I have deleted the Instagram app from my phone and I’m going to step away from it for a few months. I found everybody was posting about how they weren’t quarantining and I could not take it. I did not want to see how much they supported small businesses or their fun jaunts in the great outdoors or their photoshoots. It made me realize that Instagram was the only place people get to see my photography and I wondered how much that influenced what I shoot.

I am going to keep posting to my Redbubble store instead, and now that I have more time for them without Instagram, I am going to explore 500px and Viewbug instead. I was starting to grow dissatisfied with Instagram anyway; engagement was down there and I was routinely only getting 15-20 likes per photo, and I was stuck at 400 followers. I got some movement on it by connecting with authors and bookstagrammers on the platform but it is still pretty dead these days. I guess everyone has moved onto TikTok.

I have had great plans to do some more self portrait shoots but then I’m not motivated to set up my lights and backdrop. I have struggled with feeling stressed out and drained on weekends. Work during the week gives me structure that weekends lack.

I’m working on manufacturing more of that structure. Today I started back on my exercise routine. I wake up earlier to fit it in; I’m going to start having to wake up even earlier so my transition to my old routine won’t be such a shock. I am trying out an app called Sworkit. I had discarded it in the past because it was focused on home workouts and not gym workouts with machine exercises, but now that I don’t have access to gym machines, I thought I would give it another shot. Sworkit is $10 per month, and my yoga app, Down Dog, is $7 per month, and my gym membership had cost $35 per month. I am hoping the expense will help motivate me. I also don’t have Netflix, Hulu or Disney Plus, so I think adding these new subscriptions will be worth it.

I have also returned to my New Year’s resolution to write a short story every week. I wrote a flash fiction piece last weekend and submitted it to a magazine’s monthly flash fiction contest. I wrote a piece that was a little longer than a flash story and submitted it to another online magazine. I have mainly written magical realism thus far but I am going to try my hand at a contemporary literary piece next. For some reason, it is harder to come up with story ideas when there is not something weird shaping the arc of the story. But maybe I am just out of practice. Imagination is kind of like a muscle, after all, and you need to exercise it to make it stronger. I find submitting to magazines to be inspiring to me. I use the style of the literary journal as a prompt for my writing. I have also noticed that flash fiction has become a trend; more publishers are interested in publishing it.

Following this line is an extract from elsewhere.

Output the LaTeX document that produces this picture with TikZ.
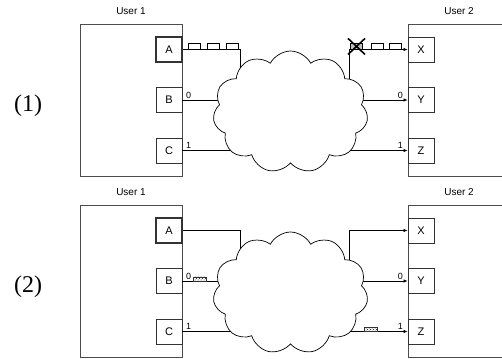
\documentclass[tikz,border=0pt]{standalone}
\usepackage{fontspec}
\setmainfont{Liberation Serif}
\setsansfont{Liberation Sans}
\usetikzlibrary{shapes.symbols,arrows.meta,positioning,calc,patterns}

\tikzset{
  userbox/.style={draw=black!70, line width=0.9pt},
  port/.style={draw=black!80, line width=0.8pt, minimum width=26pt, minimum height=25pt,
    inner sep=0pt, font=\sffamily\fontsize{11}{12}\selectfont},
  netcloud/.style={cloud, cloud puffs=11, cloud puff arc=125, cloud ignores aspect,
    draw, fill=white, line width=0.7pt, minimum width=155pt, minimum height=122pt},
  link/.style={line width=0.7pt},
  tolink/.style={link, -{Latex[length=4pt,width=3.5pt]}},
  bit/.style={font=\sffamily\fontsize{9}{10}\selectfont, inner sep=0.5pt},
  packet/.style={draw, line width=0.6pt, minimum width=12pt, minimum height=5.5pt, inner sep=0pt},
  smallpacket/.style={draw=black!80, pattern=crosshatch dots, line width=0.4pt, minimum width=13pt,
    minimum height=4pt, inner sep=0pt},
  user/.style={font=\sffamily\fontsize{10}{11}\selectfont},
  step label/.style={font=\fontsize{24}{28}\selectfont}
}

\begin{document}
\begin{tikzpicture}[x=1pt, y=-1pt]
  \clip (0,0) rectangle (502,358);

  \foreach \n/\dy in {1/0, 2/181} {
    \begin{scope}[yshift=-\dy pt]
      % --- User 1 ---
      \node[user] (u1-\n) at (131,11) {User 1};
      \draw[userbox] (80,24) rectangle (182,176);
      \node[port, line width=1.1pt] (A\n) at (169,49.5) {A};
      \node[port] (B\n) at (169,100) {B};
      \node[port] (C\n) at (169,150.5) {C};
      \node[step label] (lab\n) at (28,106) {(\n)};

      % --- User 2 ---
      \node[user] (u2-\n) at (459,11) {User 2};
      \draw[userbox] (408,24) rectangle (512,176);
      \node[port] (X\n) at (421,49.5) {X};
      \node[port] (Y\n) at (421,100) {Y};
      \node[port] (Z\n) at (421,150.5) {Z};

      % network
      \coordinate (c\n) at (290.5,112);
      \coordinate (dropA\n) at (240,112);
      \coordinate (riseX\n) at (349,112);

      \draw[link] (A\n.east) -| (dropA\n);
      \draw[link] (B\n.east) -- (B\n.east -| c\n);
      \draw[link] (C\n.east) -- (C\n.east -| c\n);
      \draw[tolink] (riseX\n) |- (X\n.west);
      \draw[tolink] (c\n |- Y\n.west) -- (Y\n.west);
      \draw[tolink] (c\n |- Z\n.west) -- (Z\n.west);

      \node[netcloud] (net\n) at (c\n) {};

      \node[bit, above right=1pt and 3pt of B\n.east] (b0-\n) {0};
      \node[bit, above right=1pt and 3pt of C\n.east] (b1-\n) {1};
      \node[bit, above left=1pt and 4pt of Y\n.west] (r0-\n) {0};
      \node[bit, above left=1pt and 4pt of Z\n.west] (r1-\n) {1};
    \end{scope}
  }

  % --- Panel 1: packets in flight ---
  \foreach \x in {194,213,232}
    \node[packet, anchor=south] at (\x,49.5) {};
  \node[packet, fill=gray!50, anchor=south] (lost) at (356,49.5) {};
  \foreach \x in {377,395}
    \node[packet, anchor=south] at (\x,49.5) {};
  \draw[line width=1.6pt] ($(lost)+(-8,-8)$) -- ($(lost)+(9,8)$)
                          ($(lost)+(-8,8)$) -- ($(lost)+(9,-8)$);

  % --- Panel 2: packets in flight ---
  \begin{scope}[yshift=-181pt]
    \node[smallpacket, anchor=south] at (199.5,100) {};
    \node[smallpacket, anchor=south] at (370.5,150.5) {};
  \end{scope}
\end{tikzpicture}
\end{document}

I have also been pecking away at a novel, of which I wrote about 8,000 words, but now I want to change it from third to first person, make it about a photographer instead of a writer, and set it in the modern day, so I’m going to be trashing it all and starting over. These things happen. I have been more inspired to write short stories than work on the novel, anyway. I thought there are too many novels now about student writers. Photography is something different. And I think there is far too much NA, as well. I hope to make the characters in their early 20s but build more adult than NA or YA themes around it. It’s more about art than starting out as a new adult.

I also have been tweeting less and reading journalism more, mainly the BBC. I don’t want the dreams and goals of other writers to influence my own. I don’t want to write what’s popular or what sells. I like my day job. I want to write high-quality literary fiction that changes perspectives. Some of it will be weird fiction. I like weird. I like defying convention.

This week I intend to exercise and meditate every day, take more flower photos, work on the novel, and do more work in the yard, as weather permits.

That’s all for now. Happy Monday, world. Stay indoors. Stay safe. If you must go outside, wear a mask and stay 10 feet away from people. Don’t be selfish.